A prenda de 37 anos do CTG Sentinela das Coxilhas, Fabrine Simões Nunes, ingressou na dança por conta de seu filho, acompanhando-o nos ensaios. Por conta de seu envolvimento na atividade, aceitou um convite para ingressar como dançarina na invernada adulta. “Sempre gostei da dança, sempre foi um sonho, mas nunca tive oportunidade. Meu filho, que agora tem 14 anos, foi convidado para dançar e consequentemente nos levou para o CTG”, diz.

Fabrine acompanhava o filho nos ensaios e apresentações, contudo, ainda não havia tido a experiência de participar de um grupo de dança. “No início eu fiquei meio receosa, com medo, mas depois que eu comecei, foi a realização de um sonho e, ainda melhor, podendo dançar junto com meus filhos”, afirma.

No período de isolamento social, Fabrine comenta que a ausência dos ensaios fez falta na rotina. Ao retornar, ela explica que as reuniões feitas antes na sede campeira do CTG Sentinela da Coxilhas, próxima à sua casa, foram adaptadas agora para a cidade, devido ao aumento de membros na região. Mesmo assim, ela se propôs a continuar na atividade pelos filhos e por si mesma,

Já para o peão de 36 anos, também do CTG Sentinela das Coxilhas, João Dolizete Maia Ferreira, sua história como dançarino é semelhante à de Fabrine. No início, Dolizete acompanhava suas filhas nos ensaios e criou, assim, afinidade com a atividade. O envolvimento com as filhas no CTG despertou a vontade de dançar e o incentivou a participar como dançarino na categoria adulta.

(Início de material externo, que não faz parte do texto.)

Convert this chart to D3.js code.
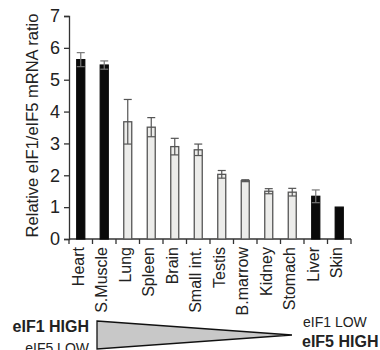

Para Dolizete, a paralisação das atividades foi a quebra de um ritmo, tornando a retomada um pouco difícil para alcançar o mesmo andamento que o grupo tinha antes. “Os ensaios e apresentações criam um envolvimento. Tu ficas sempre em uma correria na rotina. Chegas do trabalho, tomas um banho, acompanhas os horários para chegar aqui e começar as atividades com o grupo. Fica mais complicado para começar a reagir de novo, mas é tudo muito gratificante”, diz.

Laços criados pelo ritmo

O convívio diário e a construção de harmonia com o grupo, gera relações de amizade e companheirismo entre os colegas, sendo um dos aspectos ressaltados como uma falta durante o período de isolamento na pandemia de Covid-19.

O peão de 27 anos da invernada adulta do CTG Sentinela das Coxilhas, Guilherme Costa, tem a dança como uma forma de contato com os amigos e foi incentivado pelos seus atuais instrutores a pisar pela primeira vez no tablado, assim, partilhando um compromisso e os acompanhando onde for preciso. “O que eu mais estranhei nessa época de pandemia foi me afastar dos meus amigos. Com o passar dos anos eu criei muitas amizades dentro dos CTG’s e senti falta do convívio com o pessoal”, diz.

A prenda de 17 anos da invernada adulta do CTG Joaquim Paulo de Freitas, Bibiana Quintana Mattos, comenta que sentiu falta do convívio e ensaios com o grupo no período de isolamento. “Às vezes, o nosso patrão do CTG enviava alguns vídeos no grupo e rever os nossos ensaios aumentava a saudade”, exclama.

Desde cedo, o peão de 19 anos do CTG Sentinela das Coxilhas, Renan Neitzke Munsberg, esteve envolvido com o tradicionalismo em sua vida e, após um período afastado das danças, a identificação com o grupo foi o incentivo que precisava para retornar. “Eu sempre tive vontade de voltar a dançar, sabe? Eu me identifiquei muito com o pessoal do grupo e me senti acolhido por eles, por isso, escolhi voltar”, relata.

No momento, as entidades tradicionalistas estão focadas na retomada de ritmo para as futuras apresentações e ansiosas pela volta aos tablados.